INSTRUCTION |
Give back every line exactly as it appears, pictures excluded.

RECORDED DATA |
━━━━━━━━
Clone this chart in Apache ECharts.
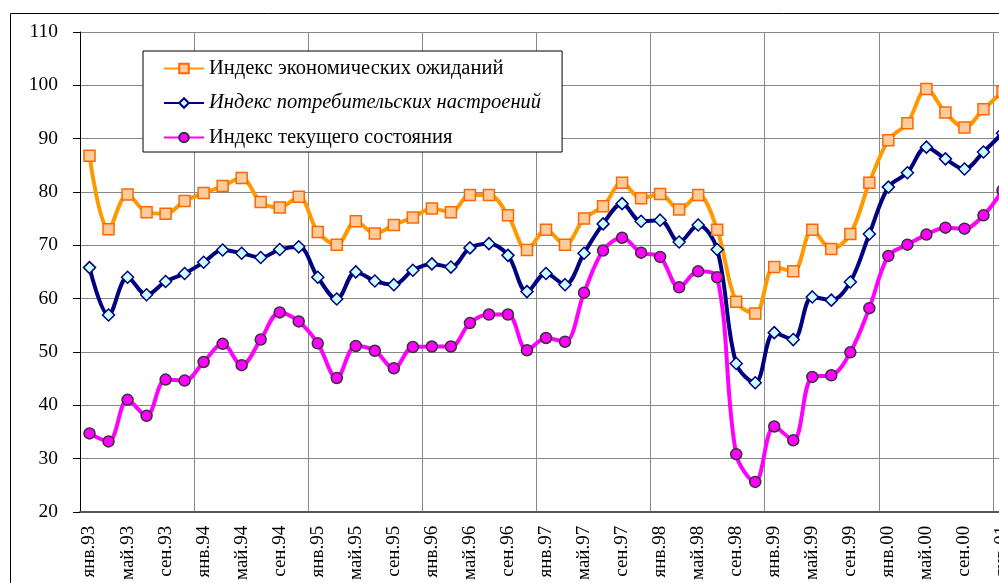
<!DOCTYPE html>
<html>
<head>
<meta charset="utf-8">
<script src="https://cdn.jsdelivr.net/npm/echarts@6/dist/echarts.min.js"></script>
<style>
html,body{margin:0;padding:0;background:#fff;overflow:hidden;}
#chart{width:1040px;height:583px;}
</style>
</head>
<body>
<div id="chart"></div>
<script>
var categories = [
 'янв.93','мар.93','май.93','июл.93','сен.93','ноя.93',
 'янв.94','мар.94','май.94','июл.94','сен.94','ноя.94',
 'янв.95','мар.95','май.95','июл.95','сен.95','ноя.95',
 'янв.96','мар.96','май.96','июл.96','сен.96','ноя.96',
 'янв.97','мар.97','май.97','июл.97','сен.97','ноя.97',
 'янв.98','мар.98','май.98','июл.98','сен.98','ноя.98',
 'янв.99','мар.99','май.99','июл.99','сен.99','ноя.99',
 'янв.00','мар.00','май.00','июл.00','сен.00','ноя.00',
 'янв.01'
];
var seriesNames = [
 'Индекс экономических ожиданий',
 'Индекс потребительских настроений',
 'Индекс текущего состояния'
];
var econExpect = [86.8,73.0,79.5,76.2,75.9,78.3,79.8,81.1,82.6,78.1,77.1,79.1,72.5,70.1,
 74.5,72.2,73.8,75.2,76.9,76.2,79.4,79.4,75.6,69.1,72.9,70.1,75.0,77.3,
 81.7,78.8,79.6,76.7,79.4,72.9,59.4,57.2,65.9,65.1,72.9,69.3,72.1,81.7,
 89.7,92.9,99.3,94.9,92.1,95.5,98.8];
var consumerSent = [65.8,56.9,64.0,60.7,63.2,64.7,66.8,69.1,68.5,67.7,69.2,69.7,64.0,59.9,
 65.0,63.3,62.6,65.3,66.5,65.9,69.5,70.3,68.1,61.3,64.7,62.6,68.5,74.0,
 77.8,74.5,74.7,70.6,73.8,69.2,47.8,44.2,53.6,52.3,60.3,59.7,63.1,72.1,
 80.9,83.6,88.4,86.2,84.3,87.5,91.0];
var currentState = [34.7,33.2,41.0,38.0,44.8,44.6,48.1,51.5,47.5,52.3,57.4,55.7,51.6,45.1,
 51.1,50.2,46.9,50.9,51.0,51.0,55.4,57.0,57.0,50.3,52.6,51.9,61.1,69.0,
 71.4,68.6,67.8,62.1,65.1,64.0,30.8,25.6,36.0,33.4,45.3,45.6,49.9,58.2,
 68.0,70.1,72.0,73.3,73.1,75.6,80.3];
var yTicks = [20,30,40,50,60,70,80,90,100,110];

var serif = '"Liberation Serif","Times New Roman",serif';
var chart = echarts.init(document.getElementById('chart'), null, {renderer:'canvas'});
chart.setOption({
  animation: false,
  backgroundColor: '#fff',
  graphic: [{
    type: 'rect', z: 0, silent: true,
    shape: {x: 10.5, y: 13.5, width: 1200, height: 800},
    style: {fill: 'none', stroke: '#000', lineWidth: 1}
  }],
  grid: {left: 80, top: 32, width: 932, height: 482, containLabel: false},
  legend: {
    left: 143, top: 51,
    orient: 'vertical',
    itemWidth: 40, itemHeight: 12,
    itemGap: 14,
    padding: [7, 21, 4, 20],
    backgroundColor: '#fff',
    borderColor: '#000', borderWidth: 1,
    data: seriesNames,
    textStyle: {fontFamily: serif, fontSize: 20.5, color: '#000', lineHeight: 20,
      rich: {it: {fontFamily: serif, fontSize: 20.5, lineHeight: 20, fontStyle: 'italic', color: '#000'}}},
    formatter: function (n) { return n === seriesNames[1] ? '{it|' + n + '}' : n; }
  },
  xAxis: {
    type: 'category',
    data: categories,
    boundaryGap: true,
    axisLine: {show: true, lineStyle: {color: '#555', width: 2}},
    axisTick: {show: false},
    splitLine: {show: true, interval: 5, lineStyle: {color: '#888', width: 1}},
    axisLabel: {interval: 1, rotate: 90, margin: 14, fontFamily: serif, fontSize: 19, color: '#000'}
  },
  yAxis: {
    type: 'value', min: yTicks[0], max: yTicks[yTicks.length - 1], interval: 10,
    axisLine: {show: true, lineStyle: {color: '#000', width: 1}},
    axisTick: {show: true, length: 7, lineStyle: {color: '#000'}},
    splitLine: {show: true, lineStyle: {color: '#888', width: 1}},
    axisLabel: {margin: 22, fontFamily: serif, fontSize: 19.5, color: '#000'}
  },
  series: [
    {
      name: seriesNames[0], type: 'line', data: econExpect, smooth: 0.35,
      symbol: 'rect', symbolSize: 11, showAllSymbol: true,
      lineStyle: {color: '#FF9900', width: 4},
      itemStyle: {color: '#FFCC99', borderColor: '#FF6600', borderWidth: 1.5}
    },
    {
      name: seriesNames[1], type: 'line', data: consumerSent, smooth: 0.35,
      symbol: 'diamond', symbolSize: 12, showAllSymbol: true,
      lineStyle: {color: '#000080', width: 4},
      itemStyle: {color: '#CCFFFF', borderColor: '#000080', borderWidth: 1.5}
    },
    {
      name: seriesNames[2], type: 'line', data: currentState, smooth: 0.35,
      symbol: 'circle', symbolSize: 11, showAllSymbol: true,
      lineStyle: {color: '#FF00FF', width: 4},
      itemStyle: {color: '#FF00FF', borderColor: '#333333', borderWidth: 1.5}
    }
  ]
});
</script>
</body>
</html>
━━━━━━━━
RESULT OF THIS TASK |
Clone this chart in Apache ECharts.
<!DOCTYPE html>
<html>
<head>
<meta charset="utf-8">
<script src="https://cdn.jsdelivr.net/npm/echarts@6/dist/echarts.min.js"></script>
<style>
html,body{margin:0;padding:0;background:#fff;overflow:hidden;}
#chart{width:1040px;height:583px;}
</style>
</head>
<body>
<div id="chart"></div>
<script>
var categories = [
 'янв.93','мар.93','май.93','июл.93','сен.93','ноя.93',
 'янв.94','мар.94','май.94','июл.94','сен.94','ноя.94',
 'янв.95','мар.95','май.95','июл.95','сен.95','ноя.95',
 'янв.96','мар.96','май.96','июл.96','сен.96','ноя.96',
 'янв.97','мар.97','май.97','июл.97','сен.97','ноя.97',
 'янв.98','мар.98','май.98','июл.98','сен.98','ноя.98',
 'янв.99','мар.99','май.99','июл.99','сен.99','ноя.99',
 'янв.00','мар.00','май.00','июл.00','сен.00','ноя.00',
 'янв.01'
];
var seriesNames = [
 'Индекс экономических ожиданий',
 'Индекс потребительских настроений',
 'Индекс текущего состояния'
];
var econExpect = [86.8,73.0,79.5,76.2,75.9,78.3,79.8,81.1,82.6,78.1,77.1,79.1,72.5,70.1,
 74.5,72.2,73.8,75.2,76.9,76.2,79.4,79.4,75.6,69.1,72.9,70.1,75.0,77.3,
 81.7,78.8,79.6,76.7,79.4,72.9,59.4,57.2,65.9,65.1,72.9,69.3,72.1,81.7,
 89.7,92.9,99.3,94.9,92.1,95.5,98.8];
var consumerSent = [65.8,56.9,64.0,60.7,63.2,64.7,66.8,69.1,68.5,67.7,69.2,69.7,64.0,59.9,
 65.0,63.3,62.6,65.3,66.5,65.9,69.5,70.3,68.1,61.3,64.7,62.6,68.5,74.0,
 77.8,74.5,74.7,70.6,73.8,69.2,47.8,44.2,53.6,52.3,60.3,59.7,63.1,72.1,
 80.9,83.6,88.4,86.2,84.3,87.5,91.0];
var currentState = [34.7,33.2,41.0,38.0,44.8,44.6,48.1,51.5,47.5,52.3,57.4,55.7,51.6,45.1,
 51.1,50.2,46.9,50.9,51.0,51.0,55.4,57.0,57.0,50.3,52.6,51.9,61.1,69.0,
 71.4,68.6,67.8,62.1,65.1,64.0,30.8,25.6,36.0,33.4,45.3,45.6,49.9,58.2,
 68.0,70.1,72.0,73.3,73.1,75.6,80.3];
var yTicks = [20,30,40,50,60,70,80,90,100,110];

var serif = '"Liberation Serif","Times New Roman",serif';
var chart = echarts.init(document.getElementById('chart'), null, {renderer:'canvas'});
chart.setOption({
  animation: false,
  backgroundColor: '#fff',
  graphic: [{
    type: 'rect', z: 0, silent: true,
    shape: {x: 10.5, y: 13.5, width: 1200, height: 800},
    style: {fill: 'none', stroke: '#000', lineWidth: 1}
  }],
  grid: {left: 80, top: 32, width: 932, height: 482, containLabel: false},
  legend: {
    left: 143, top: 51,
    orient: 'vertical',
    itemWidth: 40, itemHeight: 12,
    itemGap: 14,
    padding: [7, 21, 4, 20],
    backgroundColor: '#fff',
    borderColor: '#000', borderWidth: 1,
    data: seriesNames,
    textStyle: {fontFamily: serif, fontSize: 20.5, color: '#000', lineHeight: 20,
      rich: {it: {fontFamily: serif, fontSize: 20.5, lineHeight: 20, fontStyle: 'italic', color: '#000'}}},
    formatter: function (n) { return n === seriesNames[1] ? '{it|' + n + '}' : n; }
  },
  xAxis: {
    type: 'category',
    data: categories,
    boundaryGap: true,
    axisLine: {show: true, lineStyle: {color: '#555', width: 2}},
    axisTick: {show: false},
    splitLine: {show: true, interval: 5, lineStyle: {color: '#888', width: 1}},
    axisLabel: {interval: 1, rotate: 90, margin: 14, fontFamily: serif, fontSize: 19, color: '#000'}
  },
  yAxis: {
    type: 'value', min: yTicks[0], max: yTicks[yTicks.length - 1], interval: 10,
    axisLine: {show: true, lineStyle: {color: '#000', width: 1}},
    axisTick: {show: true, length: 7, lineStyle: {color: '#000'}},
    splitLine: {show: true, lineStyle: {color: '#888', width: 1}},
    axisLabel: {margin: 22, fontFamily: serif, fontSize: 19.5, color: '#000'}
  },
  series: [
    {
      name: seriesNames[0], type: 'line', data: econExpect, smooth: 0.35,
      symbol: 'rect', symbolSize: 11, showAllSymbol: true,
      lineStyle: {color: '#FF9900', width: 4},
      itemStyle: {color: '#FFCC99', borderColor: '#FF6600', borderWidth: 1.5}
    },
    {
      name: seriesNames[1], type: 'line', data: consumerSent, smooth: 0.35,
      symbol: 'diamond', symbolSize: 12, showAllSymbol: true,
      lineStyle: {color: '#000080', width: 4},
      itemStyle: {color: '#CCFFFF', borderColor: '#000080', borderWidth: 1.5}
    },
    {
      name: seriesNames[2], type: 'line', data: currentState, smooth: 0.35,
      symbol: 'circle', symbolSize: 11, showAllSymbol: true,
      lineStyle: {color: '#FF00FF', width: 4},
      itemStyle: {color: '#FF00FF', borderColor: '#333333', borderWidth: 1.5}
    }
  ]
});
</script>
</body>
</html>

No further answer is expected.